Algumas das perguntas: qual o grau de representatividade desse tipo de público no conjunto da audiência da emissora? O que se sabe sobre o tempo que essas categorias de telespectador passam diante de uma televisão e, consequentemente, o respectivo peso de cada grupo nas decisões relacionadas à programação da emissora? Como interpretar e quantificar o silêncio do contingente de telespectadores que discordam dessas três visões?
Saber – ou pelo menos intuir – as respostas para essas e outras questões sugeridas pelos telespectadores pode ser boa parte do caminho através do qual a TV Cultura poderia cumprir, de forma cada vez mais socialmente relevante, sua missão como emissora pública.
O primeiro email é de uma telespectadora de Teresópolis (RJ):
‘Resolvi fazer a critica que a tempos desejo. Vejo com freqüência – e adoro – os programas Invenção do Contemporâneo e Café Filosófico – mais este que aquele, em função do horário. Até mesmo agora só com reprises eu não perco nenhuma edição. Só que os dois programas pecam, e muito!!!!, com o excesso de edição.
Não vejo necessidade alguma de tantos cortes nas falas dos debatedores-convidados. Muitas vezes fico sem compreender plenamente o que o palestrante quis dizer. As ideias ficam soltas, descontextualizadas, incompletas para quem está em casa assitindo. E por que tantas leituras (interferências) da apresentadora ao longo dos programas?
Se a idéia da produção é ‘enriquecer’ o tema do programa e o que está sendo dito pelos convidados, essas interferências não podem, a meu ver, sobrepujar em tempo e qualidade os conceitos e idéias que estão sendo propostas. Não raro, essas ‘leituras didáticas complementares’ tornam os programas muito chatos, mesmo que nos debates estejam pessoas do calibre de Viviane Mosé, Luis Felipe Ponde e Roberto Da Matta, entre outros tantos convidados excepcionais.

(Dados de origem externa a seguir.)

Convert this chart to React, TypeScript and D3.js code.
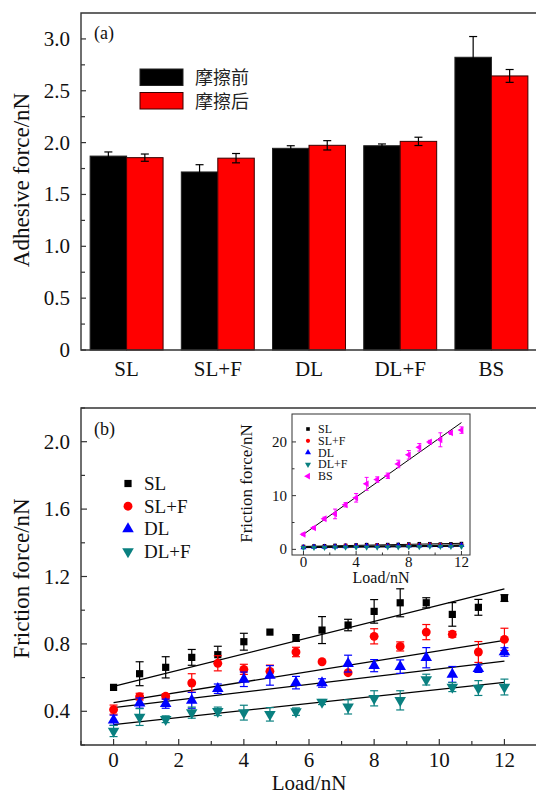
import React from 'react';
import * as d3 from 'd3';

// ---------- Panel (a) data ----------
const categories = ['SL', 'SL+F', 'DL', 'DL+F', 'BS'];
const beforeValues = [1.87, 1.717, 1.945, 1.97, 2.823];
const beforeErrors = [0.04, 0.07, 0.025, 0.017, 0.2];
const afterValues = [1.855, 1.85, 1.974, 2.012, 2.643];
const afterErrors = [0.035, 0.045, 0.045, 0.04, 0.062];
const barLegend = ['摩擦前', '摩擦后'];
const aTicks = [0, 0.5, 1.0, 1.5, 2.0, 2.5, 3.0];
const aTickLabels = ['0', '0.5', '1.0', '1.5', '2.0', '2.5', '3.0'];

// ---------- Panel (b) data ----------
const loads = [0, 0.8, 1.6, 2.4, 3.2, 4.0, 4.8, 5.6, 6.4, 7.2, 8.0, 8.8, 9.6, 10.4, 11.2, 12.0];
const seriesNames = ['SL', 'SL+F', 'DL', 'DL+F'];
const slValues = [0.542, 0.623, 0.661, 0.72, 0.736, 0.813, 0.87, 0.835, 0.882, 0.912, 0.993, 1.044, 1.044, 0.975, 1.017, 1.072];
const slErrors = [0.01, 0.071, 0.063, 0.047, 0.05, 0.05, 0.01, 0.02, 0.08, 0.034, 0.07, 0.083, 0.03, 0.07, 0.047, 0.02];
const slfValues = [0.41, 0.487, 0.489, 0.568, 0.685, 0.649, 0.637, 0.752, 0.694, 0.629, 0.845, 0.785, 0.87, 0.857, 0.752, 0.827];
const slfErrors = [0.027, 0.02, 0.015, 0.055, 0.045, 0.03, 0.037, 0.028, 0.0, 0.01, 0.045, 0.027, 0.045, 0.017, 0.062, 0.066];
const dlValues = [0.347, 0.449, 0.445, 0.465, 0.534, 0.59, 0.613, 0.57, 0.568, 0.683, 0.671, 0.665, 0.718, 0.619, 0.653, 0.752];
const dlErrors = [0.03, 0.03, 0.027, 0.047, 0.028, 0.043, 0.058, 0.037, 0.025, 0.05, 0.036, 0.04, 0.06, 0.047, 0.022, 0.025];
const dlfValues = [0.283, 0.366, 0.353, 0.392, 0.4, 0.392, 0.382, 0.398, 0.455, 0.426, 0.477, 0.465, 0.588, 0.544, 0.538, 0.544];
const dlfErrors = [0.033, 0.05, 0.02, 0.033, 0.025, 0.044, 0.04, 0.022, 0.015, 0.042, 0.045, 0.057, 0.032, 0.027, 0.044, 0.047];
const fitStart = [0.548, 0.451, 0.422, 0.321]; // fitted value at load 0
const fitEnd = [1.127, 0.821, 0.698, 0.572]; // fitted value at load 12
const bTicks = [0.4, 0.8, 1.2, 1.6, 2.0];
const bTickLabels = ['0.4', '0.8', '1.2', '1.6', '2.0'];
const bxTicks = [0, 2, 4, 6, 8, 10, 12];

// ---------- Inset data ----------
const bsValues = [2.8, 4.0, 5.7, 6.6, 8.3, 9.6, 12.2, 13.0, 13.7, 15.9, 17.6, 19.0, 20.0, 20.4, 21.7, 22.2];
const bsErrors = [0.2, 0.2, 0.3, 0.9, 0.4, 0.8, 1.2, 0.5, 0.5, 0.7, 0.8, 0.7, 0.3, 1.3, 0.3, 0.6];
const bsFit = [2.8, 23.6];
const insetYTicks = [0, 10, 20];
const insetXTicks = [0, 4, 8, 12];
const insetNames = ['SL', 'SL+F', 'DL', 'DL+F', 'BS'];

const SERIF = '"Liberation Serif", "DejaVu Serif", serif';
const CJK = '"Noto Sans CJK SC", sans-serif';

const colors = ['#000000', '#ff0000', '#0000ff', '#0a8080'];
const bsColor = '#ff00ff';

const seriesValues = [slValues, slfValues, dlValues, dlfValues];
const seriesErrors = [slErrors, slfErrors, dlErrors, dlfErrors];

function symbolPath(kind: number, size: number) {
  const types = [d3.symbolSquare, d3.symbolCircle, d3.symbolTriangle, d3.symbolTriangle, d3.symbolTriangle];
  return d3.symbol().type(types[kind]).size(size)() as string;
}
function symbolRotate(kind: number) {
  if (kind === 3) return 180;
  if (kind === 4) return -90;
  return 0;
}
const mainSizes = [52, 62, 58, 58];
const insetSizes = [13, 14, 16, 16, 20];

export default function App() {
  // ----- Panel (a) scales -----
  const aLeft = 81, aRight = 537, aTop = 13, aBottom = 350;
  const xBand = d3.scaleBand<string>().domain(categories).range([aLeft, aRight]).paddingInner(0.2).paddingOuter(0.1);
  const xSub = d3.scaleBand<number>().domain([0, 1]).range([0, xBand.bandwidth()]);
  const yA = d3.scaleLinear().domain([0, 3.25]).range([aBottom, aTop]);
  const aMinor = d3.range(0.25, 3.25, 0.5);

  // ----- Panel (b) scales -----
  const bLeft = 81, bRight = 537, bTop = 408, bBottom = 745;
  const xB = d3.scaleLinear().domain([-1, 13]).range([bLeft, bRight]);
  const yB = d3.scaleLinear().domain([0.2, 2.2]).range([bBottom, bTop]);
  const bMinorY = [0.2, 0.6, 1.0, 1.4, 1.8, 2.2];
  const bMinorX = [-1, 1, 3, 5, 7, 9, 11, 13];

  // ----- Inset scales -----
  const iLeft = 292, iRight = 470, iTop = 414, iBottom = 555;
  const xI = d3.scaleLinear().domain([-0.87, 12.65]).range([iLeft, iRight]);
  const yI = d3.scaleLinear().domain([-1.05, 25.2]).range([iBottom, iTop]);
  const iMinorX = [2, 6, 10];
  const iMinorY = [5, 15];

  const line = d3.line<[number, number]>();

  return (
    <svg width={536} height={796} style={{ position: 'absolute', left: 0, top: 0, background: '#fff' }}>
      <rect x={0} y={0} width={536} height={796} fill="#fff" />
      {/* ================= Panel (a) ================= */}
      <g>
        {categories.map((c, i) => {
          const x0 = xBand(c)!;
          const items = [
            { v: beforeValues[i], e: beforeErrors[i], fill: '#000', stroke: '#222', k: 0 },
            { v: afterValues[i], e: afterErrors[i], fill: '#ff0000', stroke: '#3a0000', k: 1 },
          ];
          return (
            <g key={c}>
              {items.map((it) => {
                const bx = x0 + xSub(it.k)!;
                const w = xSub.bandwidth();
                const cx = bx + w / 2;
                return (
                  <g key={it.k}>
                    <rect x={bx} y={yA(it.v)} width={w} height={yA(0) - yA(it.v)} fill={it.fill} stroke={it.stroke} strokeWidth={1} />
                    <line x1={cx} x2={cx} y1={yA(it.v + it.e)} y2={yA(it.v - it.e)} stroke="#000" strokeWidth={1.2} />
                    <line x1={cx - 4} x2={cx + 4} y1={yA(it.v + it.e)} y2={yA(it.v + it.e)} stroke="#000" strokeWidth={1.2} />
                    <line x1={cx - 4} x2={cx + 4} y1={yA(it.v - it.e)} y2={yA(it.v - it.e)} stroke="#000" strokeWidth={1.2} />
                  </g>
                );
              })}
              <text x={x0 + xBand.bandwidth() / 2} y={376} textAnchor="middle" fontFamily={SERIF} fontSize={21} fill="#111">{c}</text>
            </g>
          );
        })}
        {/* frame */}
        <path d={`M${aRight},${aTop}H${aLeft}V${aBottom}H${aRight}`} fill="none" stroke="#333" strokeWidth={1.4} />
        {aTicks.map((t, i) => (
          <g key={t}>
            <line x1={aLeft} x2={aLeft + 5} y1={yA(t)} y2={yA(t)} stroke="#333" strokeWidth={1.2} />
            <text x={70} y={yA(t) + 7} textAnchor="end" fontFamily={SERIF} fontSize={21} fill="#111">{aTickLabels[i]}</text>
          </g>
        ))}
        {aMinor.map((t) => (
          <line key={t} x1={aLeft} x2={aLeft + 4} y1={yA(t)} y2={yA(t)} stroke="#333" strokeWidth={1.2} />
        ))}
        <text transform={`translate(29,180) rotate(-90)`} textAnchor="middle" fontFamily={SERIF} fontSize={23} fill="#111">Adhesive force/nN</text>
        <text x={94} y={39} fontFamily={SERIF} fontSize={18} fill="#111">(a)</text>
        {/* legend */}
        {barLegend.map((l, i) => (
          <g key={l}>
            <rect x={140} y={69 + i * 23.5} width={43} height={16.5} fill={i === 0 ? '#000' : '#ff0000'} stroke={i === 0 ? '#222' : '#3a0000'} strokeWidth={1} />
            <text x={195} y={84 + i * 23.5} fontFamily={CJK} fontSize={18} fill="#222">{l}</text>
          </g>
        ))}
      </g>

      {/* ================= Panel (b) ================= */}
      <g>
        {/* fit lines */}
        {fitStart.map((s, i) => (
          <path key={i} d={line([[xB(0), yB(s)], [xB(12), yB(fitEnd[i])]]) as string} stroke="#000" strokeWidth={1.3} fill="none" />
        ))}
        {seriesValues.map((vals, si) => (
          <g key={si}>
            {vals.map((v, j) => {
              const e = seriesErrors[si][j];
              const cx = xB(loads[j]);
              return (
                <g key={j}>
                  {e > 0.012 && (
                    <g stroke={colors[si]} strokeWidth={1.2}>
                      <line x1={cx} x2={cx} y1={yB(v + e)} y2={yB(v - e)} />
                      <line x1={cx - 4} x2={cx + 4} y1={yB(v + e)} y2={yB(v + e)} />
                      <line x1={cx - 4} x2={cx + 4} y1={yB(v - e)} y2={yB(v - e)} />
                    </g>
                  )}
                  <path d={symbolPath(si, mainSizes[si])} transform={`translate(${cx},${yB(v)}) rotate(${symbolRotate(si)})`} fill={colors[si]} />
                </g>
              );
            })}
          </g>
        ))}
        {/* frame */}
        <path d={`M${bRight},${bTop}H${bLeft}V${bBottom}H${bRight}`} fill="none" stroke="#333" strokeWidth={1.4} />
        {bTicks.map((t, i) => (
          <g key={t}>
            <line x1={bLeft} x2={bLeft + 6} y1={yB(t)} y2={yB(t)} stroke="#333" strokeWidth={1.2} />
            <text x={70} y={yB(t) + 7} textAnchor="end" fontFamily={SERIF} fontSize={21} fill="#111">{bTickLabels[i]}</text>
          </g>
        ))}
        {bMinorY.map((t) => (
          <line key={t} x1={bLeft} x2={bLeft + 4} y1={yB(t)} y2={yB(t)} stroke="#333" strokeWidth={1.2} />
        ))}
        {bxTicks.map((t) => (
          <g key={t}>
            <line x1={xB(t)} x2={xB(t)} y1={bBottom} y2={bBottom - 6} stroke="#333" strokeWidth={1.2} />
            <text x={xB(t)} y={767} textAnchor="middle" fontFamily={SERIF} fontSize={21} fill="#111">{t}</text>
          </g>
        ))}
        {bMinorX.map((t) => (
          <line key={t} x1={xB(t)} x2={xB(t)} y1={bBottom} y2={bBottom - 4} stroke="#333" strokeWidth={1.2} />
        ))}
        <text x={(bLeft + bRight) / 2} y={790} textAnchor="middle" fontFamily={SERIF} fontSize={21} fill="#111">Load/nN</text>
        <text transform={`translate(29,${(bTop + bBottom) / 2 + 2}) rotate(-90)`} textAnchor="middle" fontFamily={SERIF} fontSize={23} fill="#111">Friction force/nN</text>
        <text x={94} y={435} fontFamily={SERIF} fontSize={18} fill="#111">(b)</text>
        {/* legend */}
        {seriesNames.map((n, i) => (
          <g key={n}>
            <path d={symbolPath(i, mainSizes[i])} transform={`translate(128,${483.5 + i * 22.7}) rotate(${symbolRotate(i)})`} fill={colors[i]} />
            <text x={144} y={490 + i * 22.7} fontFamily={SERIF} fontSize={19} fill="#111">{n}</text>
          </g>
        ))}

        {/* ================= Inset ================= */}
        <rect x={iLeft} y={iTop} width={iRight - iLeft} height={iBottom - iTop} fill="#fff" stroke="#333" strokeWidth={1} />
        <path d={line([[xI(0), yI(bsFit[0])], [xI(12), yI(bsFit[1])]]) as string} stroke="#000" strokeWidth={1} fill="none" />
        {fitStart.map((s, i) => (
          <path key={i} d={line([[xI(0), yI(s)], [xI(12), yI(fitEnd[i])]]) as string} stroke="#000" strokeWidth={1} fill="none" />
        ))}
        {seriesValues.map((vals, si) => (
          <g key={si}>
            {vals.map((v, j) => (
              <path key={j} d={symbolPath(si, insetSizes[si])} transform={`translate(${xI(loads[j])},${yI(v)}) rotate(${symbolRotate(si)})`} fill={colors[si]} />
            ))}
          </g>
        ))}
        {bsValues.map((v, j) => {
          const e = bsErrors[j];
          const cx = xI(loads[j]);
          return (
            <g key={j}>
              <g stroke={bsColor} strokeWidth={1}>
                <line x1={cx} x2={cx} y1={yI(v + e)} y2={yI(v - e)} />
                <line x1={cx - 2} x2={cx + 2} y1={yI(v + e)} y2={yI(v + e)} />
                <line x1={cx - 2} x2={cx + 2} y1={yI(v - e)} y2={yI(v - e)} />
              </g>
              <path d={symbolPath(4, insetSizes[4])} transform={`translate(${cx},${yI(v)}) rotate(-90)`} fill={bsColor} />
            </g>
          );
        })}
        {insetYTicks.map((t) => (
          <g key={t}>
            <line x1={iLeft} x2={iLeft + 4} y1={yI(t)} y2={yI(t)} stroke="#333" strokeWidth={1} />
            <text x={iLeft - 5} y={yI(t) + 5} textAnchor="end" fontFamily={SERIF} fontSize={15} fill="#111">{t}</text>
          </g>
        ))}
        {iMinorY.map((t) => (
          <line key={t} x1={iLeft} x2={iLeft + 2.5} y1={yI(t)} y2={yI(t)} stroke="#333" strokeWidth={1} />
        ))}
        {insetXTicks.map((t) => (
          <g key={t}>
            <line x1={xI(t)} x2={xI(t)} y1={iBottom} y2={iBottom - 4} stroke="#333" strokeWidth={1} />
            <text x={xI(t)} y={567} textAnchor="middle" fontFamily={SERIF} fontSize={15} fill="#111">{t}</text>
          </g>
        ))}
        {iMinorX.map((t) => (
          <line key={t} x1={xI(t)} x2={xI(t)} y1={iBottom} y2={iBottom - 2.5} stroke="#333" strokeWidth={1} />
        ))}
        <text x={(iLeft + iRight) / 2} y={583} textAnchor="middle" fontFamily={SERIF} fontSize={16} fill="#111">Load/nN</text>
        <text transform={`translate(252,${(iTop + iBottom) / 2 - 1}) rotate(-90)`} textAnchor="middle" fontFamily={SERIF} fontSize={17} fill="#111">Friction force/nN</text>
        {insetNames.map((n, i) => (
          <g key={n}>
            <path d={symbolPath(i, insetSizes[i])} transform={`translate(308,${429 + i * 11.8}) rotate(${symbolRotate(i)})`} fill={i < 4 ? colors[i] : bsColor} />
            <text x={318} y={433 + i * 11.8} fontFamily={SERIF} fontSize={12} fill="#111">{n}</text>
          </g>
        ))}
      </g>
    </svg>
  );
}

Que tal uma ‘reengenharia’ nesses programas para 2010? São programas de raríssimas boas qualidades no panorama da TV brasileira, e, portanto, merecem estar no ar nos oferecendo conteúdos ricos e plurais’.
O segundo email é de um telespectador de São José dos Campos (SP):
‘Não aguento mais assistir estes programas sobre índios, quilombos, sertão nordestino e coisas do gênero. A TV Cultura existe graças aos impostos pagos pela população paulista, e não vemos nada sobre o interior de São Paulo.’
O terceiro email é de um telespectador de Mauá (SP):
‘Assisto o programa Cartão Verde todas as quintas. Mas confesso que em determinadas ocasiões da vontade de mudar de canal ou ir dormir. No caso da última quinta, 11 de março, por exemplo, ficou se arrastando uma filosofia barata que liga o nada ao lugar nenhum, deixando a essência do negócio que são os lances, os gols das partidas em terceiro ou quarto plano. E o que é pior: ouvir o Sr. Sócrates (…) dizer que é viciado em mulher, como se fosse um objeto qualquer de consumo, fi o fim da picada. Isso é cultura? (…) Fica difícil prestigiar essa emissora que tanto gostamos’.’